The request: Write out the data again exactly, skipping every picture.

Dataset excerpt:
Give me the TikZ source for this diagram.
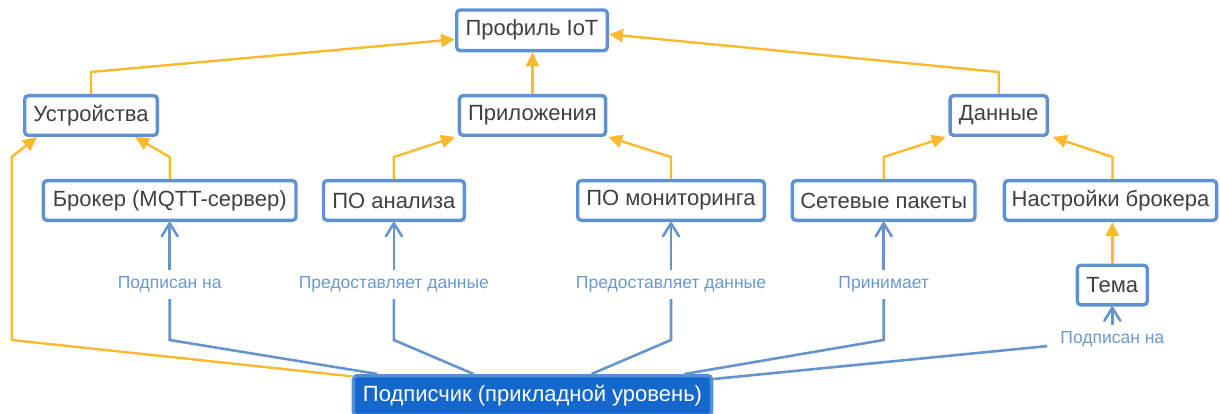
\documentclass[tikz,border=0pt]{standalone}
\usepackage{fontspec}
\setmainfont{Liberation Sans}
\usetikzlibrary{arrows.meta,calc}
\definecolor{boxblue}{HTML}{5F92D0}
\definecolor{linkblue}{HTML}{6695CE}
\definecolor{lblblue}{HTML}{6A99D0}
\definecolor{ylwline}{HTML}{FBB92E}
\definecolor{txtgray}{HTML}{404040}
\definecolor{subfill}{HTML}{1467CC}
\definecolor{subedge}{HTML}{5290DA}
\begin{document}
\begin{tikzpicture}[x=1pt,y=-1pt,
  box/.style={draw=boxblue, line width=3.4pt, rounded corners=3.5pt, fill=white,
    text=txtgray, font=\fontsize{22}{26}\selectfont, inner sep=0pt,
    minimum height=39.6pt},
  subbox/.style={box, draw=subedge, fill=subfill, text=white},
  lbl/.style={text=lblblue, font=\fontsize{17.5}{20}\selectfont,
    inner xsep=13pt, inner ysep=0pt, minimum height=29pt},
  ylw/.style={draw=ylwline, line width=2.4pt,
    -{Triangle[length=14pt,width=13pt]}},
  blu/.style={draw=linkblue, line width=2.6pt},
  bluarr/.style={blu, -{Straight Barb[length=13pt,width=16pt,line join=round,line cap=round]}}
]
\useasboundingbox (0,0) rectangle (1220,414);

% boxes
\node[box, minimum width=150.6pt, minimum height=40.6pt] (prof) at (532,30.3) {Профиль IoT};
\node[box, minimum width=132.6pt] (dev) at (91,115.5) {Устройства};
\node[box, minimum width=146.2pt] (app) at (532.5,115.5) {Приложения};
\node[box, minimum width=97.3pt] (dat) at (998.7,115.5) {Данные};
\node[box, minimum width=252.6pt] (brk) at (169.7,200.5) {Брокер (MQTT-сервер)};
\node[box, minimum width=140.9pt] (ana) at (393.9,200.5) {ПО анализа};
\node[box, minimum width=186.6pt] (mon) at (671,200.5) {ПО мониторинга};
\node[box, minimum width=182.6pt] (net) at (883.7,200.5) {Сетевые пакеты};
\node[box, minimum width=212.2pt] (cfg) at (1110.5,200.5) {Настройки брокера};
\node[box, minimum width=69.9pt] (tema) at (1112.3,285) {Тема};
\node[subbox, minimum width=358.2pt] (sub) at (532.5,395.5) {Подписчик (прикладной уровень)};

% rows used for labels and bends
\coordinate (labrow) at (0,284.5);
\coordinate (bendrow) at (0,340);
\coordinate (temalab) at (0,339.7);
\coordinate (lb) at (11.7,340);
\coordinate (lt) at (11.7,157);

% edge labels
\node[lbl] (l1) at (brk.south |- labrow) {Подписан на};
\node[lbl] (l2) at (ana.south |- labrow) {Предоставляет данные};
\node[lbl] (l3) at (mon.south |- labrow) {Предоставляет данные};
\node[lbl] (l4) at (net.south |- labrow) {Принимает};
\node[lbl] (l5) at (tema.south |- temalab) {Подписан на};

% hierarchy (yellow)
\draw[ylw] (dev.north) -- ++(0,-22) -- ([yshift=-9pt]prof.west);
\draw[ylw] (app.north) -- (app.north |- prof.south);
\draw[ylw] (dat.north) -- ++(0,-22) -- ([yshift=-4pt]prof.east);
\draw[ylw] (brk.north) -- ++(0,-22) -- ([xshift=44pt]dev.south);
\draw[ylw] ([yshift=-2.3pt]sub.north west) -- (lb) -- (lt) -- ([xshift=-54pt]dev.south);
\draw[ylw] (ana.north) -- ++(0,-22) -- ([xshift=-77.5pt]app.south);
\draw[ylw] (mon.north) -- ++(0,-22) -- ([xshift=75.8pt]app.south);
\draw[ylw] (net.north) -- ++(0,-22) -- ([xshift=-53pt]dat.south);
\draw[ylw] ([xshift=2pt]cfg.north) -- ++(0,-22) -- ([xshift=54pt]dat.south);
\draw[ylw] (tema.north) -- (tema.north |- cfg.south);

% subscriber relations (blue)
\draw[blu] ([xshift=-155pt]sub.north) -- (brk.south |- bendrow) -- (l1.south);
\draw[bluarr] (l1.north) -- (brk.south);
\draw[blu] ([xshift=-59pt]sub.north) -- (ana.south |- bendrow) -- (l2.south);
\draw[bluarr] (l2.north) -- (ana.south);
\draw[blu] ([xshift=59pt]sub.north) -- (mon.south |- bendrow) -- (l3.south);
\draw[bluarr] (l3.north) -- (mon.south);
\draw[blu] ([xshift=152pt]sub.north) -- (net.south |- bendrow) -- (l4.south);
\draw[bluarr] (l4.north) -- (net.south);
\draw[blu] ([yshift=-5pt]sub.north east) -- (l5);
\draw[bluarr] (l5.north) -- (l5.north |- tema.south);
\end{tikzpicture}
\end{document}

Full output:
Give me the TikZ source for this diagram.
\documentclass[tikz,border=0pt]{standalone}
\usepackage{fontspec}
\setmainfont{Liberation Sans}
\usetikzlibrary{arrows.meta,calc}
\definecolor{boxblue}{HTML}{5F92D0}
\definecolor{linkblue}{HTML}{6695CE}
\definecolor{lblblue}{HTML}{6A99D0}
\definecolor{ylwline}{HTML}{FBB92E}
\definecolor{txtgray}{HTML}{404040}
\definecolor{subfill}{HTML}{1467CC}
\definecolor{subedge}{HTML}{5290DA}
\begin{document}
\begin{tikzpicture}[x=1pt,y=-1pt,
  box/.style={draw=boxblue, line width=3.4pt, rounded corners=3.5pt, fill=white,
    text=txtgray, font=\fontsize{22}{26}\selectfont, inner sep=0pt,
    minimum height=39.6pt},
  subbox/.style={box, draw=subedge, fill=subfill, text=white},
  lbl/.style={text=lblblue, font=\fontsize{17.5}{20}\selectfont,
    inner xsep=13pt, inner ysep=0pt, minimum height=29pt},
  ylw/.style={draw=ylwline, line width=2.4pt,
    -{Triangle[length=14pt,width=13pt]}},
  blu/.style={draw=linkblue, line width=2.6pt},
  bluarr/.style={blu, -{Straight Barb[length=13pt,width=16pt,line join=round,line cap=round]}}
]
\useasboundingbox (0,0) rectangle (1220,414);

% boxes
\node[box, minimum width=150.6pt, minimum height=40.6pt] (prof) at (532,30.3) {Профиль IoT};
\node[box, minimum width=132.6pt] (dev) at (91,115.5) {Устройства};
\node[box, minimum width=146.2pt] (app) at (532.5,115.5) {Приложения};
\node[box, minimum width=97.3pt] (dat) at (998.7,115.5) {Данные};
\node[box, minimum width=252.6pt] (brk) at (169.7,200.5) {Брокер (MQTT-сервер)};
\node[box, minimum width=140.9pt] (ana) at (393.9,200.5) {ПО анализа};
\node[box, minimum width=186.6pt] (mon) at (671,200.5) {ПО мониторинга};
\node[box, minimum width=182.6pt] (net) at (883.7,200.5) {Сетевые пакеты};
\node[box, minimum width=212.2pt] (cfg) at (1110.5,200.5) {Настройки брокера};
\node[box, minimum width=69.9pt] (tema) at (1112.3,285) {Тема};
\node[subbox, minimum width=358.2pt] (sub) at (532.5,395.5) {Подписчик (прикладной уровень)};

% rows used for labels and bends
\coordinate (labrow) at (0,284.5);
\coordinate (bendrow) at (0,340);
\coordinate (temalab) at (0,339.7);
\coordinate (lb) at (11.7,340);
\coordinate (lt) at (11.7,157);

% edge labels
\node[lbl] (l1) at (brk.south |- labrow) {Подписан на};
\node[lbl] (l2) at (ana.south |- labrow) {Предоставляет данные};
\node[lbl] (l3) at (mon.south |- labrow) {Предоставляет данные};
\node[lbl] (l4) at (net.south |- labrow) {Принимает};
\node[lbl] (l5) at (tema.south |- temalab) {Подписан на};

% hierarchy (yellow)
\draw[ylw] (dev.north) -- ++(0,-22) -- ([yshift=-9pt]prof.west);
\draw[ylw] (app.north) -- (app.north |- prof.south);
\draw[ylw] (dat.north) -- ++(0,-22) -- ([yshift=-4pt]prof.east);
\draw[ylw] (brk.north) -- ++(0,-22) -- ([xshift=44pt]dev.south);
\draw[ylw] ([yshift=-2.3pt]sub.north west) -- (lb) -- (lt) -- ([xshift=-54pt]dev.south);
\draw[ylw] (ana.north) -- ++(0,-22) -- ([xshift=-77.5pt]app.south);
\draw[ylw] (mon.north) -- ++(0,-22) -- ([xshift=75.8pt]app.south);
\draw[ylw] (net.north) -- ++(0,-22) -- ([xshift=-53pt]dat.south);
\draw[ylw] ([xshift=2pt]cfg.north) -- ++(0,-22) -- ([xshift=54pt]dat.south);
\draw[ylw] (tema.north) -- (tema.north |- cfg.south);

% subscriber relations (blue)
\draw[blu] ([xshift=-155pt]sub.north) -- (brk.south |- bendrow) -- (l1.south);
\draw[bluarr] (l1.north) -- (brk.south);
\draw[blu] ([xshift=-59pt]sub.north) -- (ana.south |- bendrow) -- (l2.south);
\draw[bluarr] (l2.north) -- (ana.south);
\draw[blu] ([xshift=59pt]sub.north) -- (mon.south |- bendrow) -- (l3.south);
\draw[bluarr] (l3.north) -- (mon.south);
\draw[blu] ([xshift=152pt]sub.north) -- (net.south |- bendrow) -- (l4.south);
\draw[bluarr] (l4.north) -- (net.south);
\draw[blu] ([yshift=-5pt]sub.north east) -- (l5);
\draw[bluarr] (l5.north) -- (l5.north |- tema.south);
\end{tikzpicture}
\end{document}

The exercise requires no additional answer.